- Written problem
Only the lines from the top of the records below through the line containing "import pandas as pd" should be printed, exactly and without pictures.

- Data records
_ _ _

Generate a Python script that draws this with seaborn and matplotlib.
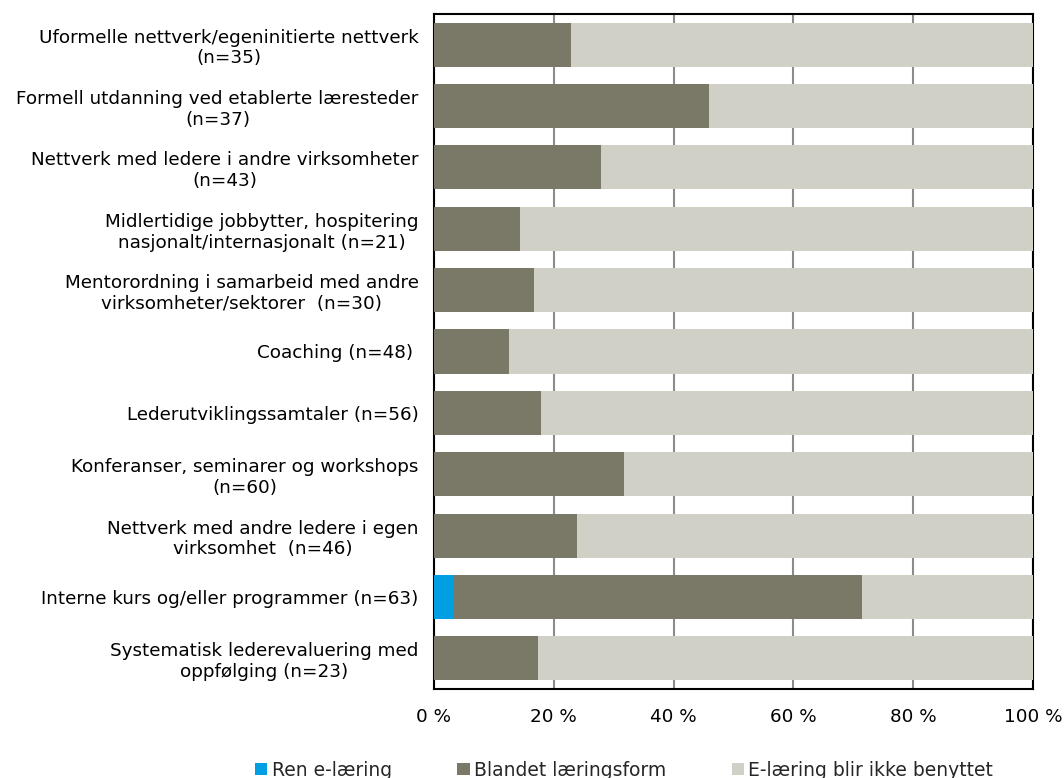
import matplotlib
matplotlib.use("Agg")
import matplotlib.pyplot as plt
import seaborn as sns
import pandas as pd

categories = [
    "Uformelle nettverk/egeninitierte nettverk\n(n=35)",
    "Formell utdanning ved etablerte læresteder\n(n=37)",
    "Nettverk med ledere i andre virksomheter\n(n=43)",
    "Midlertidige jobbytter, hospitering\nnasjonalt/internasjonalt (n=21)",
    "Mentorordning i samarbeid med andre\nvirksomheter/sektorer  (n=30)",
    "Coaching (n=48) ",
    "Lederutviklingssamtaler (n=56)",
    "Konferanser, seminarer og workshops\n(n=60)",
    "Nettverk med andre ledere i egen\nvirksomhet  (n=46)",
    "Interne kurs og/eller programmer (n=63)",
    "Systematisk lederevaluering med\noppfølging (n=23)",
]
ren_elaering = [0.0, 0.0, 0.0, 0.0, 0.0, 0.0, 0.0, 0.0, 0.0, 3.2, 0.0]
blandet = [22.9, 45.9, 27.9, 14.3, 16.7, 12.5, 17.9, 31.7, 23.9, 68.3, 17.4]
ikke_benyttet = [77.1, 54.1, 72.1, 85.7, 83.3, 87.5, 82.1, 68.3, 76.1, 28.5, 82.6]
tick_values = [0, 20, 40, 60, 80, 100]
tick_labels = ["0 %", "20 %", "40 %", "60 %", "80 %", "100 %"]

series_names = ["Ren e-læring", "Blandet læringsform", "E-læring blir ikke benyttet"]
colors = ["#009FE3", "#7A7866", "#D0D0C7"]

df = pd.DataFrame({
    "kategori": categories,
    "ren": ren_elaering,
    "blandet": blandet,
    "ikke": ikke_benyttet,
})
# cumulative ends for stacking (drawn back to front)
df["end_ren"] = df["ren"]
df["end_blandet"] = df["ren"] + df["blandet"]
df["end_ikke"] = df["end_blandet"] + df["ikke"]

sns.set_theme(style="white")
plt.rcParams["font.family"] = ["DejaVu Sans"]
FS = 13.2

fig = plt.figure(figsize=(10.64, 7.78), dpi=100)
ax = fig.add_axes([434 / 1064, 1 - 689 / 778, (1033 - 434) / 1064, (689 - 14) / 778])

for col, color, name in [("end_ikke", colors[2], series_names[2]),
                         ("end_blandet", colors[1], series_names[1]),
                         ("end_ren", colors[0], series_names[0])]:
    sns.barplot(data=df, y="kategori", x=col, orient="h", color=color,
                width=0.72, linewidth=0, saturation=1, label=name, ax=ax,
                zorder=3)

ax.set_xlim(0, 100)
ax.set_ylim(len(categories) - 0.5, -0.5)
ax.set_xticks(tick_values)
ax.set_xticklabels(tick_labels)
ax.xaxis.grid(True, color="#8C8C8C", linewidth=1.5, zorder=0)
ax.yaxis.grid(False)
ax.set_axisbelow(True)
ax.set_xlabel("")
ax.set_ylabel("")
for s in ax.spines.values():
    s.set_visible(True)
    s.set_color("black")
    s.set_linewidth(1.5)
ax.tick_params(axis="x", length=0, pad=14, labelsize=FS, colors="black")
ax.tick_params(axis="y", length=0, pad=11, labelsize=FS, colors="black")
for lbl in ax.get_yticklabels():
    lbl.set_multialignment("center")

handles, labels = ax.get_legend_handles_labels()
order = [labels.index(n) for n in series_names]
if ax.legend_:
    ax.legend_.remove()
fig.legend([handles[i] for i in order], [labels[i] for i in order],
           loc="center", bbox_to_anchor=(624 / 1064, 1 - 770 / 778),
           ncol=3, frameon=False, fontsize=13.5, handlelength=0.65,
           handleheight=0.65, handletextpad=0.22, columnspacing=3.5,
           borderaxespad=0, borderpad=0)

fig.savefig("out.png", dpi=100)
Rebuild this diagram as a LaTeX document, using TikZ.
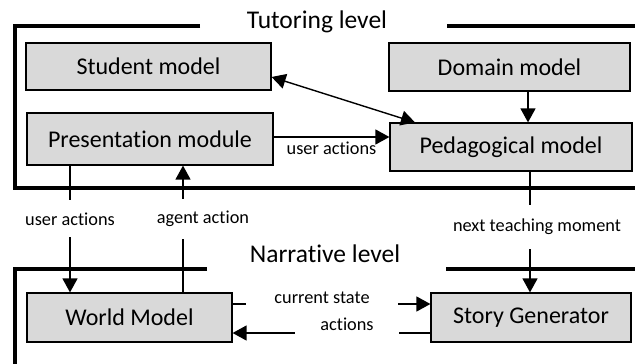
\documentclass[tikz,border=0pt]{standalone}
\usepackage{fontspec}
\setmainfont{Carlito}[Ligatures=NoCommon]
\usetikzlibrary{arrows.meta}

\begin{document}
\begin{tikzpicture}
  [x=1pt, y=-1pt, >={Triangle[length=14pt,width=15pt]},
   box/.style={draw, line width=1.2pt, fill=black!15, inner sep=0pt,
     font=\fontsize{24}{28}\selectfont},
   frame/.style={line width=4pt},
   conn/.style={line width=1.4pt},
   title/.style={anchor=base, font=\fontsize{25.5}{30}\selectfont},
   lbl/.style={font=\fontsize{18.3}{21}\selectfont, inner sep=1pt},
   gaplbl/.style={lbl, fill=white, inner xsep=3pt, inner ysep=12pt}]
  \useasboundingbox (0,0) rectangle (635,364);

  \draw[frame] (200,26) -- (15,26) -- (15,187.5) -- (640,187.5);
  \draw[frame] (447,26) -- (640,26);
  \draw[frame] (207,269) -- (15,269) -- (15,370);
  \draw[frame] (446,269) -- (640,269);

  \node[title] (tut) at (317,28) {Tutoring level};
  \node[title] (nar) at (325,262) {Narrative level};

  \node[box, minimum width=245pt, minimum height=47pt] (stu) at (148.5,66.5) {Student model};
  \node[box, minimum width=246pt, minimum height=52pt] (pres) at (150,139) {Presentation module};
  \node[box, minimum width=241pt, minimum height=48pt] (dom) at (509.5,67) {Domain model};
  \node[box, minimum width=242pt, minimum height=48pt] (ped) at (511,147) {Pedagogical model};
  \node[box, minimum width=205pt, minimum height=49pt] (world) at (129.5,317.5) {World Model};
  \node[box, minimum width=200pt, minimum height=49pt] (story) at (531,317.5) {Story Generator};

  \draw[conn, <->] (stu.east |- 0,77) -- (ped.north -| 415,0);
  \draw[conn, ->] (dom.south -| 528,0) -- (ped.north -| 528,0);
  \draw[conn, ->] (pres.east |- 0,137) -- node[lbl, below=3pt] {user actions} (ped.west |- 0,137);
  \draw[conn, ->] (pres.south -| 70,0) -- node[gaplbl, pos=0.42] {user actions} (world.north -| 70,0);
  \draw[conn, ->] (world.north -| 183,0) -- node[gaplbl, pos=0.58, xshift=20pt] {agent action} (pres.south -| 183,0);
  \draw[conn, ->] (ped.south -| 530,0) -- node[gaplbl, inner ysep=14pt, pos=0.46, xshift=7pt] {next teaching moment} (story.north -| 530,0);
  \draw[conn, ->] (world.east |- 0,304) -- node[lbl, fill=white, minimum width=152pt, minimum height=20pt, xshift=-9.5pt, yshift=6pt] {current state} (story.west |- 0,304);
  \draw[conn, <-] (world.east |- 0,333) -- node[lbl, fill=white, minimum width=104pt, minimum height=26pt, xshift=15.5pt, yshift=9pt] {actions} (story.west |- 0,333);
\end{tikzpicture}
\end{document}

_ _ _

- Completed task
Generate a Python script that draws this with seaborn and matplotlib.
import matplotlib
matplotlib.use("Agg")
import matplotlib.pyplot as plt
import seaborn as sns
import pandas as pd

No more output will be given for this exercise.